Do this -> No images are to be carried over; print all other material exactly as it stands.

· · · · · · ·

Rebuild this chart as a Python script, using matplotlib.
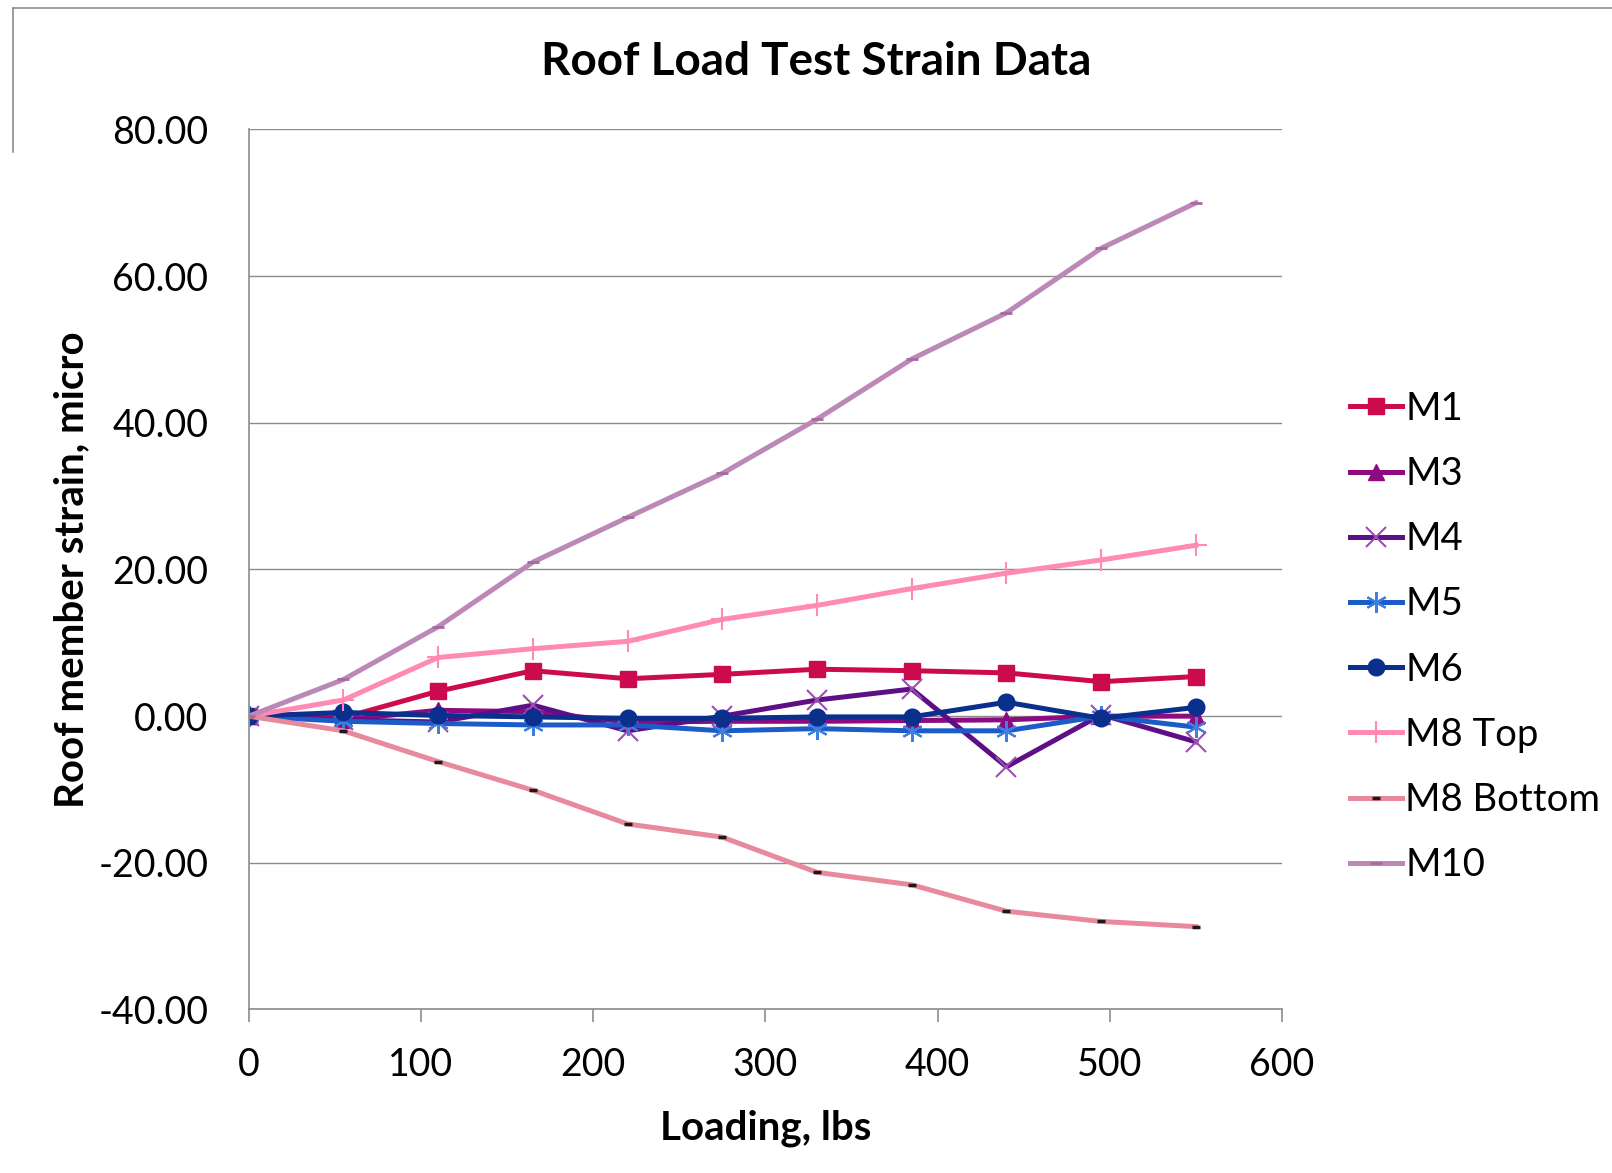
import matplotlib
matplotlib.use("Agg")
import matplotlib.pyplot as plt
from matplotlib.lines import Line2D

plt.rcParams['font.family'] = ['Lato', 'DejaVu Sans']
plt.rcParams['axes.unicode_minus'] = False

loading = [0, 55, 110, 165, 220, 275, 330, 385, 440, 495, 550]
m1 = [0, -0.2, 3.4, 6.2, 5.1, 5.7, 6.4, 6.2, 5.9, 4.7, 5.4]
m3 = [0, -0.5, 0.8, 0.6, -0.8, -0.7, -0.7, -0.6, -0.5, 0.0, 0.0]
m4 = [0, -0.5, -0.8, 1.5, -2.0, 0.0, 2.2, 3.7, -6.9, 0.2, -3.5]
m5 = [0, -0.7, -1.0, -1.2, -1.2, -2.0, -1.7, -2.0, -2.0, 0.0, -1.5]
m6 = [0, 0.5, 0.1, -0.1, -0.3, -0.3, -0.1, -0.1, 1.9, -0.3, 1.2]
m8_top = [0, 2.2, 8.0, 9.2, 10.2, 13.2, 15.1, 17.4, 19.5, 21.3, 23.3]
m8_bottom = [0, -2.0, -6.2, -10.1, -14.7, -16.5, -21.3, -23.0, -26.6, -28.0, -28.7]
m10 = [0, 5.0, 12.2, 21.0, 27.1, 33.1, 40.5, 48.7, 55.0, 63.8, 70.0]

y_ticks = [-40, -20, 0, 20, 40, 60, 80]
y_tick_labels = ["-40.00", "-20.00", "0.00", "20.00", "40.00", "60.00", "80.00"]
x_ticks = [0, 100, 200, 300, 400, 500, 600]
x_tick_labels = ["0", "100", "200", "300", "400", "500", "600"]

fig = plt.figure(figsize=(16.12, 11.73), dpi=100)
ax = fig.add_axes([0.1543, 0.1394, 0.7953 - 0.1543, 0.8896 - 0.1394])

lw = 3.6
ax.plot(loading, m1, color='#CC0A4E', lw=lw, marker='s', ms=12, mec='#CC0A4E', label='M1')
ax.plot(loading, m3, color='#8E0A80', lw=lw, marker='^', ms=11, mec='#8E0A80', label='M3')
ax.plot(loading, m4, color='#5E0E86', lw=lw, marker='x', ms=14, mew=1.5, mec='#9A4FB0', label='M4')
ax.plot(loading, m5, color='#1C5CC8', lw=lw, marker=(6, 2, 0), ms=15, mew=1.5, mec='#3F7FE0', label='M5')
ax.plot(loading, m6, color='#0A2F8C', lw=lw, marker='o', ms=12, mec='#0A2F8C', label='M6')
ax.plot(loading, m8_top, color='#FF8AB2', lw=lw, marker='+', ms=16, mew=1.5, mec='#FF8AB2', label='M8 Top')
ax.plot(loading, m8_bottom, color='#E8899C', lw=lw, marker='_', ms=6, mew=2.5, mec='#1a1a1a', label='M8 Bottom')
ax.plot(loading, m10, color='#BC88B8', lw=lw, marker='_', ms=8, mew=2, mec='#A66AA2', label='M10')

ax.set_xlim(0, 600)
ax.set_ylim(-40, 80)
ax.set_yticks(y_ticks)
ax.set_yticklabels(y_tick_labels)
ax.set_xticks(x_ticks)
ax.set_xticklabels(x_tick_labels)

ax.grid(axis='y', color='#8c8c8c', lw=1.0)
ax.set_axisbelow(True)
for s in ['top', 'right']:
    ax.spines[s].set_visible(False)
for s in ['left', 'bottom']:
    ax.spines[s].set_color('#8c8c8c')
    ax.spines[s].set_linewidth(1.2)

ax.tick_params(axis='y', length=0, pad=29, labelsize=27)
ax.tick_params(axis='x', length=9, width=1.2, color='#8c8c8c', direction='out', pad=18, labelsize=27)

ax.set_xlabel('Loading, lbs', fontsize=29, fontweight='bold', labelpad=19)
ax.set_ylabel('Roof member strain, micro', fontsize=29, fontweight='bold', labelpad=6)

fig.text(0.5065, 0.947, 'Roof Load Test Strain Data', fontsize=33, fontweight='bold',
         ha='center', va='center')

leg = ax.legend(loc='center left', bbox_to_anchor=(1350 / 1612, 1 - 637 / 1173),
                bbox_transform=fig.transFigure, frameon=False, fontsize=27.5,
                handlelength=1.35, handletextpad=0.1, labelspacing=0.765,
                borderpad=0, borderaxespad=0)

# outer chart border fragments
fig.add_artist(Line2D([13 / 1612, 1.0], [1 - 8 / 1173, 1 - 8 / 1173], color='#8c8c8c', lw=1.2,
                      transform=fig.transFigure))
fig.add_artist(Line2D([13 / 1612, 13 / 1612], [1 - 8 / 1173, 1 - 152 / 1173], color='#8c8c8c', lw=1.2,
                      transform=fig.transFigure))

fig.savefig('out.png', dpi=100)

· · · · · · ·

Expected answer ->
Rebuild this chart as a Python script, using matplotlib.
import matplotlib
matplotlib.use("Agg")
import matplotlib.pyplot as plt
from matplotlib.lines import Line2D

plt.rcParams['font.family'] = ['Lato', 'DejaVu Sans']
plt.rcParams['axes.unicode_minus'] = False

loading = [0, 55, 110, 165, 220, 275, 330, 385, 440, 495, 550]
m1 = [0, -0.2, 3.4, 6.2, 5.1, 5.7, 6.4, 6.2, 5.9, 4.7, 5.4]
m3 = [0, -0.5, 0.8, 0.6, -0.8, -0.7, -0.7, -0.6, -0.5, 0.0, 0.0]
m4 = [0, -0.5, -0.8, 1.5, -2.0, 0.0, 2.2, 3.7, -6.9, 0.2, -3.5]
m5 = [0, -0.7, -1.0, -1.2, -1.2, -2.0, -1.7, -2.0, -2.0, 0.0, -1.5]
m6 = [0, 0.5, 0.1, -0.1, -0.3, -0.3, -0.1, -0.1, 1.9, -0.3, 1.2]
m8_top = [0, 2.2, 8.0, 9.2, 10.2, 13.2, 15.1, 17.4, 19.5, 21.3, 23.3]
m8_bottom = [0, -2.0, -6.2, -10.1, -14.7, -16.5, -21.3, -23.0, -26.6, -28.0, -28.7]
m10 = [0, 5.0, 12.2, 21.0, 27.1, 33.1, 40.5, 48.7, 55.0, 63.8, 70.0]

y_ticks = [-40, -20, 0, 20, 40, 60, 80]
y_tick_labels = ["-40.00", "-20.00", "0.00", "20.00", "40.00", "60.00", "80.00"]
x_ticks = [0, 100, 200, 300, 400, 500, 600]
x_tick_labels = ["0", "100", "200", "300", "400", "500", "600"]

fig = plt.figure(figsize=(16.12, 11.73), dpi=100)
ax = fig.add_axes([0.1543, 0.1394, 0.7953 - 0.1543, 0.8896 - 0.1394])

lw = 3.6
ax.plot(loading, m1, color='#CC0A4E', lw=lw, marker='s', ms=12, mec='#CC0A4E', label='M1')
ax.plot(loading, m3, color='#8E0A80', lw=lw, marker='^', ms=11, mec='#8E0A80', label='M3')
ax.plot(loading, m4, color='#5E0E86', lw=lw, marker='x', ms=14, mew=1.5, mec='#9A4FB0', label='M4')
ax.plot(loading, m5, color='#1C5CC8', lw=lw, marker=(6, 2, 0), ms=15, mew=1.5, mec='#3F7FE0', label='M5')
ax.plot(loading, m6, color='#0A2F8C', lw=lw, marker='o', ms=12, mec='#0A2F8C', label='M6')
ax.plot(loading, m8_top, color='#FF8AB2', lw=lw, marker='+', ms=16, mew=1.5, mec='#FF8AB2', label='M8 Top')
ax.plot(loading, m8_bottom, color='#E8899C', lw=lw, marker='_', ms=6, mew=2.5, mec='#1a1a1a', label='M8 Bottom')
ax.plot(loading, m10, color='#BC88B8', lw=lw, marker='_', ms=8, mew=2, mec='#A66AA2', label='M10')

ax.set_xlim(0, 600)
ax.set_ylim(-40, 80)
ax.set_yticks(y_ticks)
ax.set_yticklabels(y_tick_labels)
ax.set_xticks(x_ticks)
ax.set_xticklabels(x_tick_labels)

ax.grid(axis='y', color='#8c8c8c', lw=1.0)
ax.set_axisbelow(True)
for s in ['top', 'right']:
    ax.spines[s].set_visible(False)
for s in ['left', 'bottom']:
    ax.spines[s].set_color('#8c8c8c')
    ax.spines[s].set_linewidth(1.2)

ax.tick_params(axis='y', length=0, pad=29, labelsize=27)
ax.tick_params(axis='x', length=9, width=1.2, color='#8c8c8c', direction='out', pad=18, labelsize=27)

ax.set_xlabel('Loading, lbs', fontsize=29, fontweight='bold', labelpad=19)
ax.set_ylabel('Roof member strain, micro', fontsize=29, fontweight='bold', labelpad=6)

fig.text(0.5065, 0.947, 'Roof Load Test Strain Data', fontsize=33, fontweight='bold',
         ha='center', va='center')

leg = ax.legend(loc='center left', bbox_to_anchor=(1350 / 1612, 1 - 637 / 1173),
                bbox_transform=fig.transFigure, frameon=False, fontsize=27.5,
                handlelength=1.35, handletextpad=0.1, labelspacing=0.765,
                borderpad=0, borderaxespad=0)

# outer chart border fragments
fig.add_artist(Line2D([13 / 1612, 1.0], [1 - 8 / 1173, 1 - 8 / 1173], color='#8c8c8c', lw=1.2,
                      transform=fig.transFigure))
fig.add_artist(Line2D([13 / 1612, 13 / 1612], [1 - 8 / 1173, 1 - 152 / 1173], color='#8c8c8c', lw=1.2,
                      transform=fig.transFigure))

fig.savefig('out.png', dpi=100)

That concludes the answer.